Input data quality control for NDNQI national comparative statistics and quarterly reports: a contrast of three robust scale estimators for multiple outlier detection
1 Department of Biostatistics, University of Kansas Medical Center, 3901 Rainbow Blvd, Kansas City, KS 66160, USA
2 School of Nursing, University of Kansas Medical Center, 3901 Rainbow Blvd., Kansas City, KS 66160, USA
BMC Research Notes 2012, 5:456 doi:10.1186/1756-0500-5-456Published: 25 August 2012
To evaluate institutional nursing care performance in the context of national comparative statistics (benchmarks), approximately one in every three major healthcare institutions (over 1,800 hospitals) across the United States, have joined the National Database for Nursing Quality Indicators® (NDNQI®). With over 18,000 hospital units contributing data for nearly 200 quantitative measures at present, a reliable and efficient input data screening for all quantitative measures for data quality control is critical to the integrity, validity, and on-time delivery of NDNQI reports.

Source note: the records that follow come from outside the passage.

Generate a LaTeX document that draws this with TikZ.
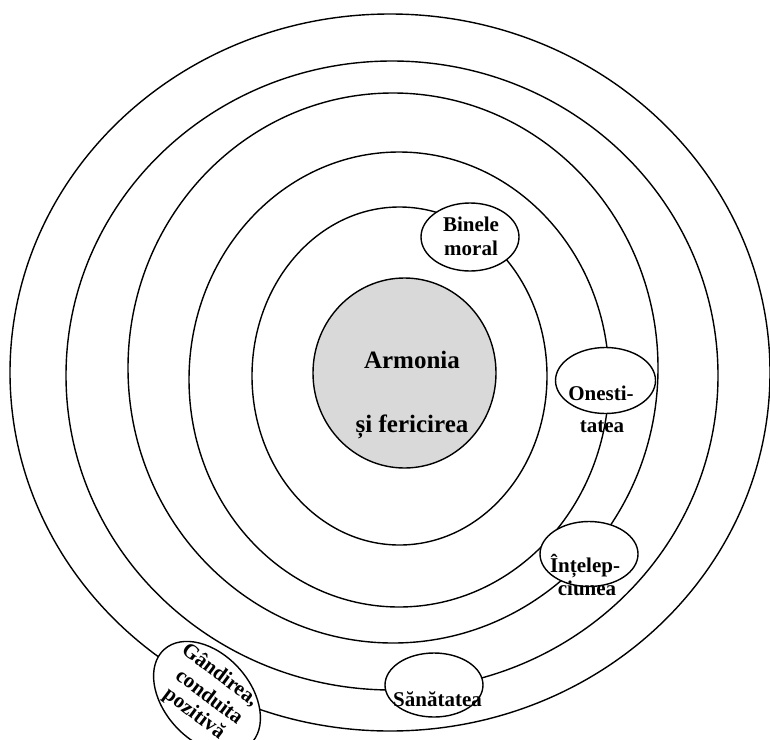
\documentclass[tikz,border=0pt]{standalone}
\usepackage{fontspec}
\setmainfont{Liberation Serif}
\usetikzlibrary{shapes.geometric}
\definecolor{coregray}{HTML}{D9D9D9}
\begin{document}
\begin{tikzpicture}[x=1pt,y=-1pt,
  ring/.style={ellipse, draw, line width=1.4pt, inner sep=0pt, outer sep=0pt},
  badge/.style={ellipse, draw, fill=white, line width=1.4pt, inner sep=0pt, outer sep=0pt},
  lbl/.style={font=\fontsize{21}{21}\selectfont\bfseries, inner sep=0pt, anchor=base},
  corelbl/.style={font=\fontsize{25}{25}\selectfont\bfseries, inner sep=0pt, anchor=base}]
\path[use as bounding box, clip] (0,0) rectangle (770,739);

% concentric rings, outermost first
\node[ring, minimum width=760, minimum height=717] (r5) at (390,372.5) {};
\node[ring, minimum width=652, minimum height=629] (r4) at (392,375.5) {};
\node[ring, minimum width=530, minimum height=550] (r3) at (393,368) {};
\node[ring, minimum width=420, minimum height=455] (r2) at (399,379.5) {};
\node[ring, minimum width=295, minimum height=338] (r1) at (399.5,376) {};
\node[ring, fill=coregray, minimum width=183, minimum height=190] (core) at (404.5,373) {};

% value ellipses sitting on the rings
\node[badge, minimum width=98, minimum height=68] (bine) at (470,237) {};
\node[badge, minimum width=100, minimum height=66] (onest) at (605.5,380.5) {};
\node[badge, minimum width=98, minimum height=65] (intel) at (589,554) {};
\node[badge, minimum width=98, minimum height=64] (sanat) at (434,685) {};
\node[badge, rotate=-48, minimum width=128, minimum height=86] (gand) at (207,697) {};

% labels
\node[corelbl] (t1) at (412,368) {Armonia};
\node[corelbl] (t2) at (412,432) {și fericirea};
\node[lbl] (b1) at (471,231) {Binele};
\node[lbl] (b2) at (471,255) {moral};
\node[lbl] (o1) at (601,400) {Onesti-};
\node[lbl] (o2) at (602,432) {tatea};
\node[lbl] (i1) at (585,572) {Înțelep-};
\node[lbl] (i2) at (587,595) {ciunea};
\node[lbl] (s1) at (437.5,706) {Sănătatea};
\node[lbl, anchor=center, rotate=-37] (g1) at (220,675) {Gândirea,};
\node[lbl, anchor=center, rotate=-37] (g2) at (210,696) {conduita};
\node[lbl, anchor=center, rotate=-37] (g3) at (194,714) {pozitivă};
\end{tikzpicture}
\end{document}
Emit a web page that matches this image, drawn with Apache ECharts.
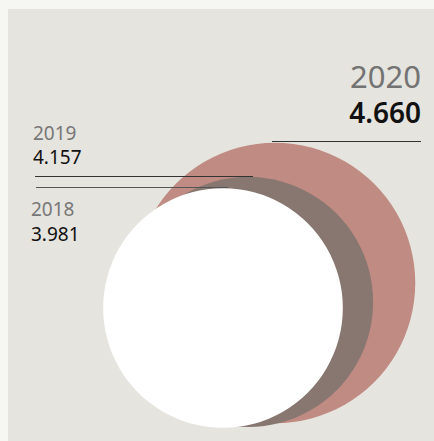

With Monte Carlo simulation and quantitative NDNQI indicator examples, we compared two ad-hoc methods using robust scale estimators, Inter Quartile Range (IQR) and Median Absolute Deviation from the Median (MAD), to the classic, theoretically-based Minimum Covariance Determinant (FAST-MCD) approach, for initial univariate outlier detection.
While the theoretically based FAST-MCD used in one dimension can be sensitive and is better suited for identifying groups of outliers because of its high breakdown point, the ad-hoc IQR and MAD approaches are fast, easy to implement, and could be more robust and efficient, depending on the distributional property of the underlying measure of interest.
With highly skewed distributions for most NDNQI indicators within a short data screen window, the FAST-MCD approach, when used in one dimensional raw data setting, could overestimate the false alarm rates for potential outliers than the IQR and MAD with the same pre-set of critical value, thus, overburden data quality control at both the data entry and administrative ends in our setting.